Revisiting the magnetic ordering through anisotropic magnetic entropy change in quasi-two-dimensional metallic ferromagnet, Fe$_4$GeTe$_2$

We have investigated the nature of ferromagnetic order and phase transitions in two dimensional (2D) van der Waals (vdW) layered material, Fe$_4$GeTe$_2$ through measurements of magnetization, magneto-caloric Effect (MCE), and heat capacity. Fe$_4$GeTe$_2$ hosts a complex magnetic phase with two distinct transitions: paramagnetic to ferromagnetic at around $T_\text{C}$ $\sim$ 266 K and another spin reorientation transition (SRT) at around $T_\text{SRT}$ $\sim $ 100 K. The magnetization measurements shows a prominent thermal hysteresis in proximity to $T_\text{SRT}$ at $H\parallel c$, which implies the first-order nature of SRT. Reasonable MCE has been observed around both transition temperatures ( at around $T_\text{C}$, -$\Delta$S$_M^\text{max}$ = 1.95 and 1.99 J.Kg$^{-1}$K$^{-1}$ and at around $T_\text{SRT}$, -$\Delta$S$_M^\text{max}$= 3.9 and 2.4 J.Kg$^{-1}$K$^{-1}$ along $H\parallel ab$ and $H\parallel c$ respectively) at 50 kOe magnetic field change.
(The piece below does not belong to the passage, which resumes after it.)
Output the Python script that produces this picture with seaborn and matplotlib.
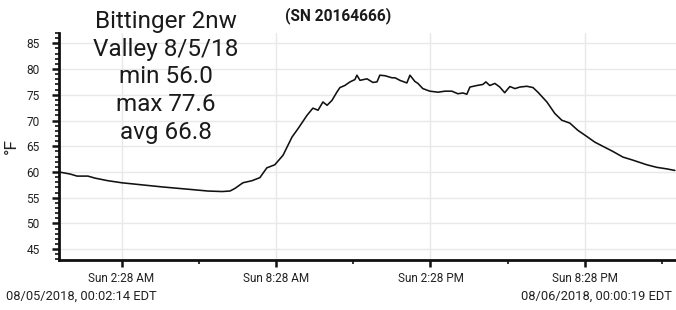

The above results reveal higher MCE value at $T_\text{SRT}$ compared to the values of MCE at $T_\text{C}$. The scaling analysis of MCE at $T_\text{C}$, shows that the rescaled $\Delta$S$_M (T, H)$ follow a universal curve confirming the second-order character of the ferromagnetic transition. The same scaling analysis of MCE breaks down at $T_\text{SRT}$ suggesting that SRT is not a second order phase transition. The exponent $n$ from field dependence of magnetic entropy change presents a maximum of $|n|>2$ confirming the first-order nature of SRT.